JOB
Exact reproduction of the data is required, with images excluded.

RAW DATA
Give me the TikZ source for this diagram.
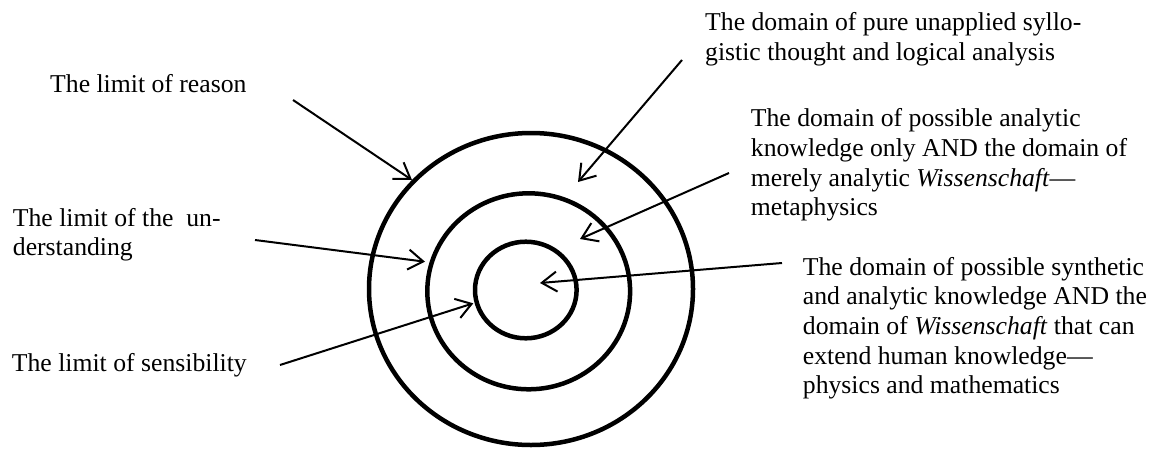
\documentclass[tikz,border=0pt]{standalone}
\usepackage{fontspec}
\setmainfont{Liberation Serif}
\usetikzlibrary{arrows.meta}
\begin{document}
\begin{tikzpicture}[x=1pt,y=-1pt,
  ring/.style={line width=4.5pt},
  pointer/.style={line width=2pt,-{Straight Barb[length=15pt,width=20pt]}},
  txt/.style={anchor=base west,inner sep=0pt,font=\fontsize{25.7}{29.7}\selectfont}
]
\useasboundingbox (0,0) rectangle (1153,450);
% rings
\draw[ring] (531,289) ellipse [x radius=162pt, y radius=156pt];
\draw[ring] (528.7,291.3) ellipse [x radius=101.4pt, y radius=98pt];
\draw[ring] (525.8,290) ellipse [x radius=50.8pt, y radius=48.3pt];
% texts
\node[txt] (reason) at (50,92) {The limit of reason};
\node[txt] (underst) at (12.7,226) {\begin{tabular}[t]{@{}l@{}}The limit of the\ \ un-\\derstanding\end{tabular}};
\node[txt] (sensib) at (11.7,371.7) {The limit of sensibility};
\node[txt] (pure) at (705,30.7) {\begin{tabular}[t]{@{}l@{}}The domain of pure unapplied syllo-\\gistic thought and logical analysis\end{tabular}};
\node[txt] (analytic) at (750.7,126.7) {\begin{tabular}[t]{@{}l@{}}The domain of possible analytic\\knowledge only AND the domain of\\merely analytic \textit{Wissenschaft}—\\metaphysics\end{tabular}};
\node[txt] (synth) at (802.7,275) {\begin{tabular}[t]{@{}l@{}}The domain of possible synthetic\\and analytic knowledge AND the\\domain of \textit{Wissenschaft} that can\\extend human knowledge—\\physics and mathematics\end{tabular}};
% arrow ends
\coordinate (a1s) at (293,100);   \coordinate (a1e) at (412,180);
\coordinate (a2s) at (255,240);   \coordinate (a2e) at (425,261.7);
\coordinate (a3s) at (280,365);   \coordinate (a3e) at (473.3,303.3);
\coordinate (a4s) at (682,60);    \coordinate (a4e) at (578,182);
\coordinate (a5s) at (729,173);   \coordinate (a5e) at (580,239);
\coordinate (a6s) at (782,263);   \coordinate (a6e) at (540,283);
\draw[pointer] (a1s) -- (a1e);
\draw[pointer] (a2s) -- (a2e);
\draw[pointer] (a3s) -- (a3e);
\draw[pointer] (a4s) -- (a4e);
\draw[pointer] (a5s) -- (a5e);
\draw[pointer] (a6s) -- (a6e);
\end{tikzpicture}
\end{document}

ANSWER TO THE EXERCISE
Give me the TikZ source for this diagram.
\documentclass[tikz,border=0pt]{standalone}
\usepackage{fontspec}
\setmainfont{Liberation Serif}
\usetikzlibrary{arrows.meta}
\begin{document}
\begin{tikzpicture}[x=1pt,y=-1pt,
  ring/.style={line width=4.5pt},
  pointer/.style={line width=2pt,-{Straight Barb[length=15pt,width=20pt]}},
  txt/.style={anchor=base west,inner sep=0pt,font=\fontsize{25.7}{29.7}\selectfont}
]
\useasboundingbox (0,0) rectangle (1153,450);
% rings
\draw[ring] (531,289) ellipse [x radius=162pt, y radius=156pt];
\draw[ring] (528.7,291.3) ellipse [x radius=101.4pt, y radius=98pt];
\draw[ring] (525.8,290) ellipse [x radius=50.8pt, y radius=48.3pt];
% texts
\node[txt] (reason) at (50,92) {The limit of reason};
\node[txt] (underst) at (12.7,226) {\begin{tabular}[t]{@{}l@{}}The limit of the\ \ un-\\derstanding\end{tabular}};
\node[txt] (sensib) at (11.7,371.7) {The limit of sensibility};
\node[txt] (pure) at (705,30.7) {\begin{tabular}[t]{@{}l@{}}The domain of pure unapplied syllo-\\gistic thought and logical analysis\end{tabular}};
\node[txt] (analytic) at (750.7,126.7) {\begin{tabular}[t]{@{}l@{}}The domain of possible analytic\\knowledge only AND the domain of\\merely analytic \textit{Wissenschaft}—\\metaphysics\end{tabular}};
\node[txt] (synth) at (802.7,275) {\begin{tabular}[t]{@{}l@{}}The domain of possible synthetic\\and analytic knowledge AND the\\domain of \textit{Wissenschaft} that can\\extend human knowledge—\\physics and mathematics\end{tabular}};
% arrow ends
\coordinate (a1s) at (293,100);   \coordinate (a1e) at (412,180);
\coordinate (a2s) at (255,240);   \coordinate (a2e) at (425,261.7);
\coordinate (a3s) at (280,365);   \coordinate (a3e) at (473.3,303.3);
\coordinate (a4s) at (682,60);    \coordinate (a4e) at (578,182);
\coordinate (a5s) at (729,173);   \coordinate (a5e) at (580,239);
\coordinate (a6s) at (782,263);   \coordinate (a6e) at (540,283);
\draw[pointer] (a1s) -- (a1e);
\draw[pointer] (a2s) -- (a2e);
\draw[pointer] (a3s) -- (a3e);
\draw[pointer] (a4s) -- (a4e);
\draw[pointer] (a5s) -- (a5e);
\draw[pointer] (a6s) -- (a6e);
\end{tikzpicture}
\end{document}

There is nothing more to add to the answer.